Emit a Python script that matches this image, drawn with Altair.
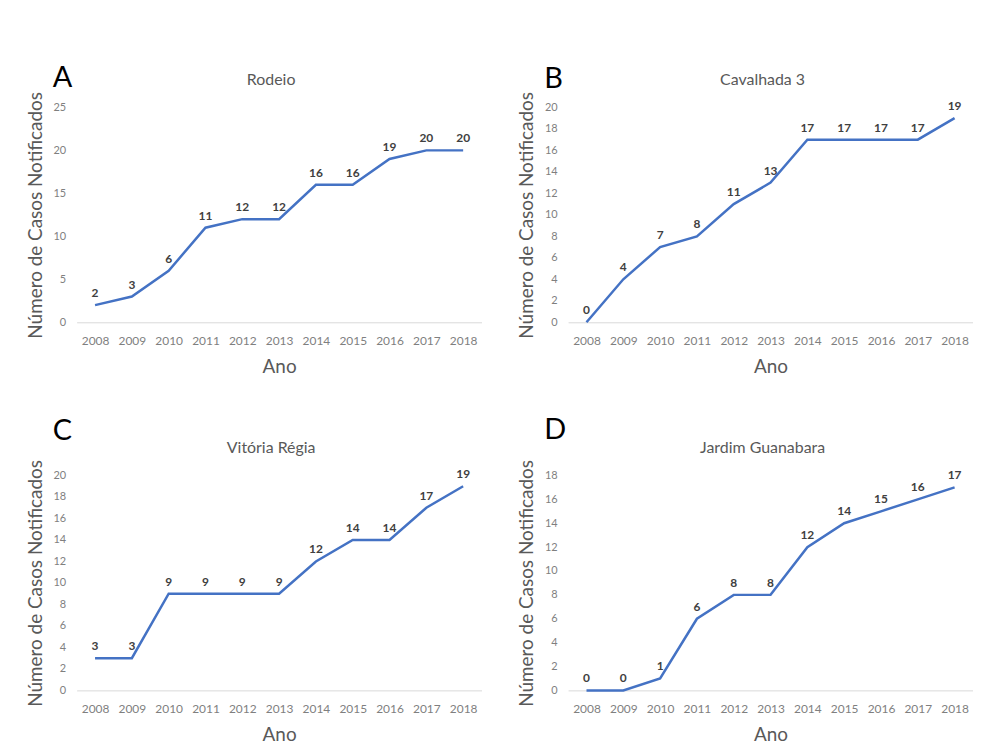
import altair as alt
import pandas as pd

years = [str(y) for y in range(2008, 2019)]
rodeio = [2, 3, 6, 11, 12, 12, 16, 16, 19, 20, 20]
cavalhada = [0, 4, 7, 8, 11, 13, 17, 17, 17, 17, 19]
vitoria = [3, 3, 9, 9, 9, 9, 12, 14, 14, 17, 19]
jardim = [0, 0, 1, 6, 8, 8, 12, 14, 15, 16, 17]
letters = ["A", "B", "C", "D"]
titles = ["Rodeio", "Cavalhada 3", "Vitória Régia", "Jardim Guanabara"]
ymaxes = [25, 20, 20, 18]
ysteps = [5, 2, 2, 2]
series = [rodeio, cavalhada, vitoria, jardim]

FONT = "Lato"
W, H = 407, 216


def panel(values, letter, title, ymax, ystep, letter_y):
    df = pd.DataFrame({"Ano": years, "Casos": values})
    x = alt.X(
        "Ano:O",
        scale=alt.Scale(type="point", padding=0.5),
        axis=alt.Axis(
            labelAngle=0, ticks=False, domainColor="#d9d9d9", labelColor="#7f7f7f",
            labelFontSize=12, labelPadding=13, title="Ano", titleFontSize=19,
            titleFontWeight="normal", titleColor="#595959", titlePadding=11,
        ),
    )
    y = alt.Y(
        "Casos:Q",
        scale=alt.Scale(domain=[0, ymax], nice=False),
        axis=alt.Axis(
            values=list(range(0, ymax + 1, ystep)), grid=False, domain=False, ticks=False,
            labelColor="#7f7f7f", labelFontSize=11, labelPadding=11,
            title="Número de Casos Notificados", titleFontSize=19,
            titleFontWeight="normal", titleColor="#595959", titlePadding=8,
        ),
    )
    base = alt.Chart(df).encode(x=x, y=y)
    line = base.mark_line(color="#4472C4", strokeWidth=2.5)
    labels = base.mark_text(dy=-12, fontSize=12, fontWeight="bold", color="#404040", font=FONT).encode(
        text="Casos:Q"
    )
    ann = alt.Data(values=[{"t": letter, "n": title}])
    let = alt.Chart(ann).mark_text(
        align="left", baseline="middle", fontSize=29, color="black", font=FONT
    ).encode(text="t:N", x=alt.value(-24), y=alt.value(letter_y))
    name = alt.Chart(ann).mark_text(
        align="center", baseline="middle", fontSize=16, color="#595959", font=FONT
    ).encode(text="n:N", x=alt.value(W / 2 - 8), y=alt.value(-28))
    return alt.layer(line, labels, let, name).properties(
        width=W, height=H, view=alt.ViewBackground(stroke="transparent", strokeWidth=0)
    )


letter_ys = [-30, -29, -45, -46]
panels = [
    panel(series[i], letters[i], titles[i], ymaxes[i], ysteps[i], letter_ys[i]) for i in range(4)
]

chart = (
    alt.concat(*panels, columns=2, spacing={"row": 40, "column": 36})
    .properties(padding={"top": 54, "left": 18, "right": 0, "bottom": 2})
    .configure_view(stroke="transparent", strokeWidth=0)
    .configure(font=FONT)
    .configure_axis(labelFont=FONT, titleFont=FONT)
)

chart.save("out.html", embed_options={"renderer": "svg", "actions": False})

---+---

§ **THE REQUEST**: Pictures stay out. Print the data exactly, from its first line through the line containing "W, H = 407, 216".

§ **FULL RESPONSE**:
Emit a Python script that matches this image, drawn with Altair.
import altair as alt
import pandas as pd

years = [str(y) for y in range(2008, 2019)]
rodeio = [2, 3, 6, 11, 12, 12, 16, 16, 19, 20, 20]
cavalhada = [0, 4, 7, 8, 11, 13, 17, 17, 17, 17, 19]
vitoria = [3, 3, 9, 9, 9, 9, 12, 14, 14, 17, 19]
jardim = [0, 0, 1, 6, 8, 8, 12, 14, 15, 16, 17]
letters = ["A", "B", "C", "D"]
titles = ["Rodeio", "Cavalhada 3", "Vitória Régia", "Jardim Guanabara"]
ymaxes = [25, 20, 20, 18]
ysteps = [5, 2, 2, 2]
series = [rodeio, cavalhada, vitoria, jardim]

FONT = "Lato"
W, H = 407, 216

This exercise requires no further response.